Your employer isn't paying for your pension? The courts won't help by: Eran Golan, Kav LaOved
The right to social security is one of the most important statutory rights in the 21st century welfare state. The main source of the retired citizen's economic security is their pension, which they are supposed to receive at a certain age.
Until 2008, approximately one million workers did not have any legal standing when demanding that their employers pay for their pensions. The recent deal signed between the Histadrut and employers does indeed grant workers social benefits, but the legal background and the current judicial system in Israel do not provide practical solutions to those whose rights have been violated.
Criminal law is avoided: Today, both the employer's and the employee's money allocated to social benefits is transferred to the pension fund through the employer. In practice, many employers tend to make these payments late, and not always in full. The common worker, who sees that the money has been deducted from their salary every month, assumes that they can sleep easy. In fact their situation is not very different from that of a contract worker. Legislation has been severe and the penalty for failing to transfer money deducted from a salary has been set at five years prison time. To date, not one offender has been indicted for this crime.
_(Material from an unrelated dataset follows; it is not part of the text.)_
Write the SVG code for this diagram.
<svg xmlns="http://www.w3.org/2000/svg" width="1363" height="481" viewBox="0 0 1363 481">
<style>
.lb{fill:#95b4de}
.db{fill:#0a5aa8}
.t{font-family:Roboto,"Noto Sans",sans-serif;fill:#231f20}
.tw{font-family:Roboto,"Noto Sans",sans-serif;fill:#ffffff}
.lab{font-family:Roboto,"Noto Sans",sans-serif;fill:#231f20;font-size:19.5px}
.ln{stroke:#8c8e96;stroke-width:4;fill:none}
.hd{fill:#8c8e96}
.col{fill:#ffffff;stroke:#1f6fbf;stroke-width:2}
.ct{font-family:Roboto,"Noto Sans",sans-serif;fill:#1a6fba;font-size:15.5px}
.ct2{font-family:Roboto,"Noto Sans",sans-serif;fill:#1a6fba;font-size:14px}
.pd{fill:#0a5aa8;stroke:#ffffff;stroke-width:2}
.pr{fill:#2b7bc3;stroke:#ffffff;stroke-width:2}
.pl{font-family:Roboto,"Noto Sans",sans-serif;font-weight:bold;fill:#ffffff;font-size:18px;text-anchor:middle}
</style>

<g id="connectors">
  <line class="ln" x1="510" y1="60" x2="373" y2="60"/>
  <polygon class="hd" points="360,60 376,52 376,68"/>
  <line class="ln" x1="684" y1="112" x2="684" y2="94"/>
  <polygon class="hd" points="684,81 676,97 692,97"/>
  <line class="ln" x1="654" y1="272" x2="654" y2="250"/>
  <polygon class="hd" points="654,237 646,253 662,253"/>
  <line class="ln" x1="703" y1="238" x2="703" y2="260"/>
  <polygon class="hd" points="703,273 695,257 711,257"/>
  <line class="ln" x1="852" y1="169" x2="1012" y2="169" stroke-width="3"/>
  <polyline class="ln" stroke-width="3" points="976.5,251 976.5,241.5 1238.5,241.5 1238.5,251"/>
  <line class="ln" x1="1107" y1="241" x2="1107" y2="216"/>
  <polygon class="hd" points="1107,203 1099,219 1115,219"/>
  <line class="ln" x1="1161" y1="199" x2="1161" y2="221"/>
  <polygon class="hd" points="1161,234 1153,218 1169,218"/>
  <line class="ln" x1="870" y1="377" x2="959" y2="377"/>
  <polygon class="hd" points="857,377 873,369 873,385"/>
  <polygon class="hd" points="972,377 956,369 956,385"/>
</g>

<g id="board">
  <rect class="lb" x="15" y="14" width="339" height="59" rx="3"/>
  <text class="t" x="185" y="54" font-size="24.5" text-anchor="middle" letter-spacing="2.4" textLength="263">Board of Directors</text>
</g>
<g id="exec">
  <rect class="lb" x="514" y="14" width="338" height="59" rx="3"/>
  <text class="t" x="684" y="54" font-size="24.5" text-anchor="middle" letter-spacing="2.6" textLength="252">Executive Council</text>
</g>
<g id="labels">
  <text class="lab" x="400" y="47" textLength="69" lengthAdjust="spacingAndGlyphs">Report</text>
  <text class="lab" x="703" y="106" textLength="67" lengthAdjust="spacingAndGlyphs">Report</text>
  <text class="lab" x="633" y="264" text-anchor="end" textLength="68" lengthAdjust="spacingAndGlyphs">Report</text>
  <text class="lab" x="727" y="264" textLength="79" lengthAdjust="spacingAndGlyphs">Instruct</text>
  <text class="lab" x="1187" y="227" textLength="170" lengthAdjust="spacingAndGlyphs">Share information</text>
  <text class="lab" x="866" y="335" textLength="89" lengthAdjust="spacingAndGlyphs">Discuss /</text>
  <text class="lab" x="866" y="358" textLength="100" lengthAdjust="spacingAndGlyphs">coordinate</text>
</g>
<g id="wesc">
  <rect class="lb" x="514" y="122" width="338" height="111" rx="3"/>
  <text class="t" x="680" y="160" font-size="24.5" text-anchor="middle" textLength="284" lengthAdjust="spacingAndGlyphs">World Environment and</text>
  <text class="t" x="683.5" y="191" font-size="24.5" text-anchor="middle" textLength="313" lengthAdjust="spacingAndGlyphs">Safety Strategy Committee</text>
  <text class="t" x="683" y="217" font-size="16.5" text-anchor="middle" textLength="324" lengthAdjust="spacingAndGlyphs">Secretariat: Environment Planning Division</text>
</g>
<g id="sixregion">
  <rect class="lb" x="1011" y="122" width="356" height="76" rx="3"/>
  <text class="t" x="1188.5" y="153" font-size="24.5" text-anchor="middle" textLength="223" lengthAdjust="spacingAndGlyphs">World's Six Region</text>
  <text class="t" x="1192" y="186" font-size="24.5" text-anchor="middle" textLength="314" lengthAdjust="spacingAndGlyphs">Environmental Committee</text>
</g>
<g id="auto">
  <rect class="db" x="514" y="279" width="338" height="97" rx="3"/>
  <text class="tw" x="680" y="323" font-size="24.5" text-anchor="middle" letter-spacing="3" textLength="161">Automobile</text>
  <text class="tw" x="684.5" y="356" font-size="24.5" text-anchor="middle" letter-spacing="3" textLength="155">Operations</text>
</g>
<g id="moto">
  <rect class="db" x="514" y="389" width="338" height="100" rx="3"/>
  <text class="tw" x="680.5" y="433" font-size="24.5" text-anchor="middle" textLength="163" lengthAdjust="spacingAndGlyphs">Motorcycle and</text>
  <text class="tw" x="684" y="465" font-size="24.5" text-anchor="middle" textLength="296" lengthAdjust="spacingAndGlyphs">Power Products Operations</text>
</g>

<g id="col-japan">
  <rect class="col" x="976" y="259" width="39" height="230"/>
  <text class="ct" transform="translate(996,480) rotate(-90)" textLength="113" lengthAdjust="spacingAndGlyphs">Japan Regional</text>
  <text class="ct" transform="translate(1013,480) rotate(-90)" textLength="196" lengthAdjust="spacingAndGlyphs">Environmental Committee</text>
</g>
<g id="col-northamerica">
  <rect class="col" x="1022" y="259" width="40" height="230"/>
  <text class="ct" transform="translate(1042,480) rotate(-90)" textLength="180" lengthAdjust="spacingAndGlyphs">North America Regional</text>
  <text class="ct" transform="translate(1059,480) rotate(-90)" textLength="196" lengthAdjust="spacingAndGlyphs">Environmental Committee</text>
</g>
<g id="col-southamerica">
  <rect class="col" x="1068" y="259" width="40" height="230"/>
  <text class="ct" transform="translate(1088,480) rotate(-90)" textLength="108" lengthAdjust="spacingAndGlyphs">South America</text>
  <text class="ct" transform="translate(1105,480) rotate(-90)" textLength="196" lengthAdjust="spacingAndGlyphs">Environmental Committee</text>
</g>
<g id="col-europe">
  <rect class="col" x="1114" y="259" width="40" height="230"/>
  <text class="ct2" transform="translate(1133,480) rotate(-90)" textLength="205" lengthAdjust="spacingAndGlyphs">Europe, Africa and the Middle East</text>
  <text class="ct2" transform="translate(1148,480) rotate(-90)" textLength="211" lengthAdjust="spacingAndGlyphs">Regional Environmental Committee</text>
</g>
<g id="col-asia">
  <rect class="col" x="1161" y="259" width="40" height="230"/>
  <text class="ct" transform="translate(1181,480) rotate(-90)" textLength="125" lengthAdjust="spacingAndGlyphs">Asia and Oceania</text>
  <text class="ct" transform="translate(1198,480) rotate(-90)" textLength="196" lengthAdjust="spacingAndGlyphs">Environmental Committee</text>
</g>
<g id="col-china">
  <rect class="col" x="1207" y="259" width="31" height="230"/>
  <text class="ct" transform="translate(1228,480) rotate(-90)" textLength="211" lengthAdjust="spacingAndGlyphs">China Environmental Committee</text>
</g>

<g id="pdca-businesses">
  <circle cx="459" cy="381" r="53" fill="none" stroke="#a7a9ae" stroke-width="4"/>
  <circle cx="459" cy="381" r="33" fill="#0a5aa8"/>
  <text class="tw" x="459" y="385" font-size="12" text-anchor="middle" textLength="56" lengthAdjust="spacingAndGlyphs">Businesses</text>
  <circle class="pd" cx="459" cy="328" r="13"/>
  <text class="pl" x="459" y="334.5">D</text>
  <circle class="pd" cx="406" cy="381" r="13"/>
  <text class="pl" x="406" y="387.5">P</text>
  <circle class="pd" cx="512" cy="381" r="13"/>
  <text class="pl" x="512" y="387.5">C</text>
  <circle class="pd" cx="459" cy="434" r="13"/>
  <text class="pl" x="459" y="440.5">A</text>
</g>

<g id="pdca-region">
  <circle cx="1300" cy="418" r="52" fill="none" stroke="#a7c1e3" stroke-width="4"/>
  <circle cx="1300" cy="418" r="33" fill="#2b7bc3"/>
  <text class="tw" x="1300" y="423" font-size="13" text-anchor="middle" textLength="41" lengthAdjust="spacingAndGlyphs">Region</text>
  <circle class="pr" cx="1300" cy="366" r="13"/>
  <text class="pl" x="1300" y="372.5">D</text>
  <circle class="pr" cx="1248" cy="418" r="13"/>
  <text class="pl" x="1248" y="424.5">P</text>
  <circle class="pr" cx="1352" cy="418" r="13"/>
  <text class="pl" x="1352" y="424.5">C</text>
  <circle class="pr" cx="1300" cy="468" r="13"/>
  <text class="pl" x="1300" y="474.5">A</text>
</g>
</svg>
Civilian means of enforcement have been rejected: There is no governmental body dedicated to the enforcement of pension payments. In the absence of such a body, the only way to enforce this law for the benefit of the workers is through a class action. Labour courts have not been acting in the spirit of the new Class Action Law, and have rejected all class action suits regarding pension fund payments.
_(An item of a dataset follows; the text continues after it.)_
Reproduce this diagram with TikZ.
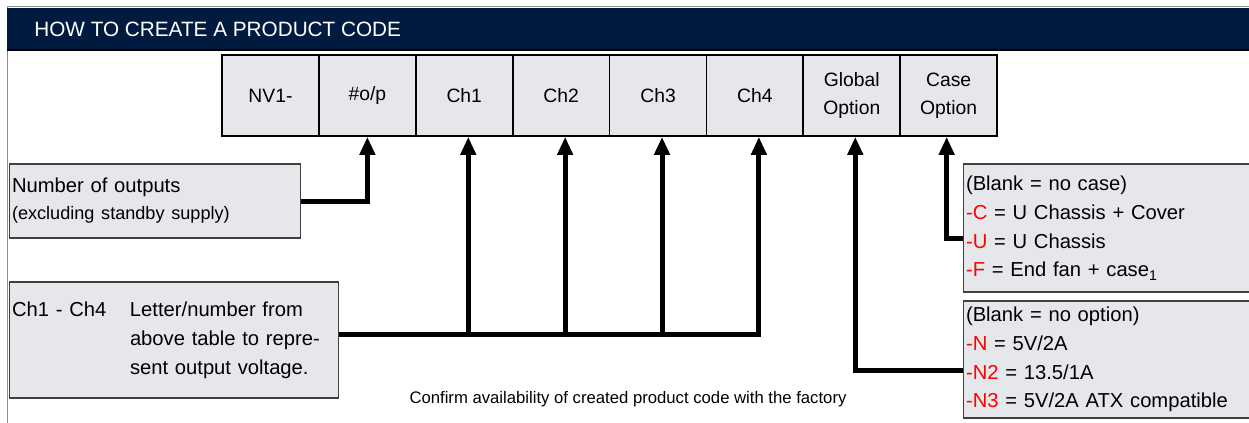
\documentclass[tikz,border=0pt]{standalone}
\usepackage{fontspec}
\setmainfont{Liberation Sans}
\usetikzlibrary{arrows.meta,positioning}
\definecolor{HeadNavy}{HTML}{001B3F}
\definecolor{BoxGrey}{HTML}{E6E7EA}
\definecolor{CodeRed}{HTML}{FF0000}
\tikzstyle{codebox} = [rectangle, 
minimum width=1.94cm, 
minimum height=1.62cm, 
align=center, 
draw=black, line width=1pt, 
fill=BoxGrey, 
font=\fontsize{11}{15.9}\selectfont]
\tikzstyle{infobox} = [rectangle, 
draw=black!75, line width=0.6pt, 
fill=BoxGrey, 
align=left, 
inner xsep=0.06cm, 
font=\fontsize{11.5}{16.4}\selectfont]
\tikzstyle{arrow} = [line width=0.1cm,-{Triangle[length=0.36cm,width=0.3cm]}]
\newcommand{\redopt}[1]{{\color{CodeRed}#1}}

\begin{document}
\begin{tikzpicture}[x=0.02cm, y=-0.02cm, node distance=1.938cm]
                \useasboundingbox (0,0) rectangle (1249,423);
                % frame and title bar
                \draw[black!45, line width=0.5pt] (1249,6) -- (7,6) -- (7,423);
                \fill[HeadNavy] (7,8) rectangle (1249,50);
                \draw[black, line width=0.8pt] (7,50) -- (1249,50);
                \node[anchor=west, text=white, inner sep=0pt, font=\fontsize{11.8}{13}\selectfont] (title) at (34,29) {HOW TO CREATE A PRODUCT CODE};

                % code boxes
                \node[codebox] (c1) at (270.5,95.5) {NV1-};
                \node[codebox, right of=c1] (c2) {\#o/p};
                \node[codebox, right of=c2] (c3) {Ch1};
                \node[codebox, right of=c3] (c4) {Ch2};
                \node[codebox, right of=c4] (c5) {Ch3};
                \node[codebox, right of=c5] (c6) {Ch4};
                \node[codebox, right of=c6] (c7) {Global\\Option};
                \node[codebox, right of=c7] (c8) {Case\\Option};

                % explanation boxes
                \node[infobox, text width=5.72cm, minimum height=1.48cm] (numbox) at (155,201) {Number of outputs\\[-1pt]{\fontsize{10.3}{12}\selectfont (excluding standby supply)}};
                \node[infobox, text width=6.48cm, minimum height=2.32cm] (chbox) at (174,340) {\makebox[2.36cm][l]{Ch1 - Ch4}Letter/number from\\\hspace*{2.36cm}above table to repre-\\\hspace*{2.36cm}sent output voltage.};
                \node[infobox, text width=5.66cm, minimum height=2.56cm] (casebox) at (1107.5,228) {(Blank = no case)\\
                \redopt{-C} = U Chassis + Cover\\
                \redopt{-U} = U Chassis\\
                \redopt{-F} = End fan + case\textsubscript{1}};
                \node[infobox, text width=5.66cm, minimum height=2.34cm] (globbox) at (1107.5,359.5) {(Blank = no option)\\
                \redopt{-N} = 5V/2A\\
                \redopt{-N2} = 13.5/1A\\
                \redopt{-N3} = 5V/2A ATX compatible};
                \node[font=\fontsize{9.5}{11}\selectfont] (note) at (628,399) {Confirm availability of created product code with the factory};

                % connectors
                \coordinate (bus) at ([yshift=0.12cm]chbox.east);
                \draw[arrow] (numbox.east) -| (c2.south);
                \draw[arrow] (bus) -| ([xshift=0.08cm]c6.south);
                \foreach \n in {c3,c4,c5}
                    \draw[arrow] ([xshift=0.08cm]\n.south |- bus) -- ([xshift=0.08cm]\n.south);
                \draw[arrow] ([yshift=-0.21cm]globbox.west) -| ([xshift=0.07cm]c7.south);
                \draw[arrow] ([yshift=-0.2cm]casebox.west) -| ([xshift=-0.04cm]c8.south);
\end{tikzpicture}
\end{document}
Labour Court proceedings take too much time: Today, in the Local Labour Court in Tel-Aviv, the first hearing in a claim is conducted one year after it is filed. When Income Tax ordinances stating that money cannot be deposited after one year are added to the equation, we see that a worker who is forced to sue their employer will never receive payment to their pension fund.
Compensation does not reflect the damage: Even after the Labour Court accepts that the worker's right to pension has been violated, the compensation it awards does not reflect the damage to the worker. Usually, loss of return during the years payments were not made to the pension fund is not accounted for in damages.
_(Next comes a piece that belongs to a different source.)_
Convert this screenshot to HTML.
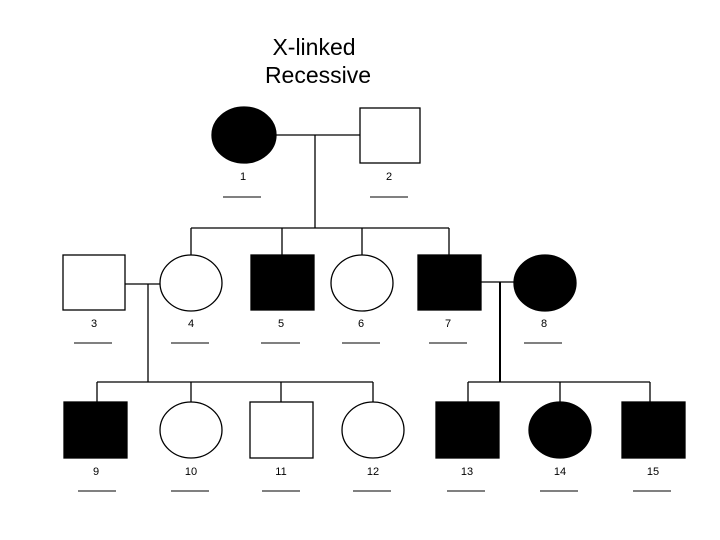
<!DOCTYPE html>
<html><head><meta charset="utf-8"><style>
html,body{margin:0;padding:0;background:#fff;}
svg{display:block;}
text{font-family:"Liberation Sans",Arial,sans-serif;}
</style></head><body>
<svg width="720" height="540" viewBox="0 0 720 540">
<text x="314" y="55" font-size="23" text-anchor="middle">X-linked</text>
<text x="318" y="83" font-size="23" text-anchor="middle">Recessive</text>
<g stroke="#000" stroke-width="1.3" fill="none">
<line x1="276" y1="135" x2="360" y2="135"/>
<line x1="315" y1="135" x2="315" y2="228"/>
<line x1="191" y1="228" x2="449" y2="228"/>
<line x1="191" y1="228" x2="191" y2="255"/>
<line x1="282" y1="228" x2="282" y2="255"/>
<line x1="362" y1="228" x2="362" y2="255"/>
<line x1="449" y1="228" x2="449" y2="255"/>
<line x1="125" y1="284" x2="160" y2="284"/>
<line x1="148" y1="284" x2="148" y2="382"/>
<line x1="97" y1="382" x2="373" y2="382"/>
<line x1="97" y1="382" x2="97" y2="402"/>
<line x1="191" y1="382" x2="191" y2="402"/>
<line x1="281" y1="382" x2="281" y2="402"/>
<line x1="373" y1="382" x2="373" y2="402"/>
<line x1="481" y1="282" x2="514" y2="282"/>
<line x1="500" y1="282" x2="500" y2="382" stroke-width="2"/>
<line x1="468" y1="382" x2="650" y2="382"/>
<line x1="468" y1="382" x2="468" y2="402"/>
<line x1="560" y1="382" x2="560" y2="402"/>
<line x1="650" y1="382" x2="650" y2="402"/>
</g>
<g stroke="#000" stroke-width="1.3">
<ellipse cx="244" cy="135" rx="32" ry="28" fill="#000"/>
<rect x="360" y="108" width="60" height="55" fill="#fff"/>
<rect x="63" y="255" width="62" height="55" fill="#fff"/>
<ellipse cx="191" cy="283" rx="31" ry="28" fill="#fff"/>
<rect x="251" y="255" width="63" height="55" fill="#000"/>
<ellipse cx="362" cy="283" rx="31" ry="28" fill="#fff"/>
<rect x="418" y="255" width="63" height="55" fill="#000"/>
<ellipse cx="545" cy="283" rx="31" ry="28" fill="#000"/>
<rect x="64" y="402" width="63" height="56" fill="#000"/>
<ellipse cx="191" cy="430" rx="31" ry="28" fill="#fff"/>
<rect x="250" y="402" width="63" height="56" fill="#fff"/>
<ellipse cx="373" cy="430" rx="31" ry="28" fill="#fff"/>
<rect x="436" y="402" width="63" height="56" fill="#000"/>
<ellipse cx="560" cy="430" rx="31" ry="28" fill="#000"/>
<rect x="622" y="402" width="63" height="56" fill="#000"/>
</g>
<g font-size="11" text-anchor="middle">
<text x="243" y="180">1</text><text x="389" y="180">2</text>
<text x="94" y="327">3</text><text x="191" y="327">4</text><text x="281" y="327">5</text>
<text x="361" y="327">6</text><text x="448" y="327">7</text><text x="544" y="327">8</text>
<text x="96" y="475">9</text><text x="191" y="475">10</text><text x="281" y="475">11</text>
<text x="373" y="475">12</text><text x="467" y="475">13</text><text x="560" y="475">14</text><text x="653" y="475">15</text>
</g>
<g stroke="#000" stroke-width="1">
<line x1="223" y1="197" x2="261" y2="197"/><line x1="370" y1="197" x2="408" y2="197"/>
<line x1="74" y1="343" x2="112" y2="343"/><line x1="171" y1="343" x2="209" y2="343"/>
<line x1="261" y1="343" x2="300" y2="343"/><line x1="342" y1="343" x2="380" y2="343"/>
<line x1="429" y1="343" x2="467" y2="343"/><line x1="524" y1="343" x2="562" y2="343"/>
<line x1="78" y1="491" x2="116" y2="491"/><line x1="171" y1="491" x2="209" y2="491"/>
<line x1="262" y1="491" x2="300" y2="491"/><line x1="353" y1="491" x2="391" y2="491"/>
<line x1="447" y1="491" x2="485" y2="491"/><line x1="540" y1="491" x2="578" y2="491"/>
<line x1="633" y1="491" x2="671" y2="491"/>
</g>
</svg>
</body></html>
Statute of limitations is also problematic. Let us take, for example, a person who has worked 40 years and whose employer has avoided payments to his pension fund. This worker reaches retirement and discovers that he was entitled to a pension fund. Allegedly, this worker could sue his employer because the employer had not paid for his social benefits. However, a National Labour Court ruling states that the statute of limitations is to be calculated for each due pension payment individually, instead of calculating it from the time of retirement for the entire pension. Consequentially, the worker can only sue for seven years worth of payments out of a total of 40 years of labour, and will be left with no pension.
In conclusion, we have a legal system where proceedings take too long and which does not fully compensate the worker, inflexible Income Tax ordinances, and a legal system which acts according to normative concepts, preferring not to use criminal sanctions, contrary to the legislature's position. For the workers at the bottom of the labour market the way to realization of the right to social security looks harder than ever.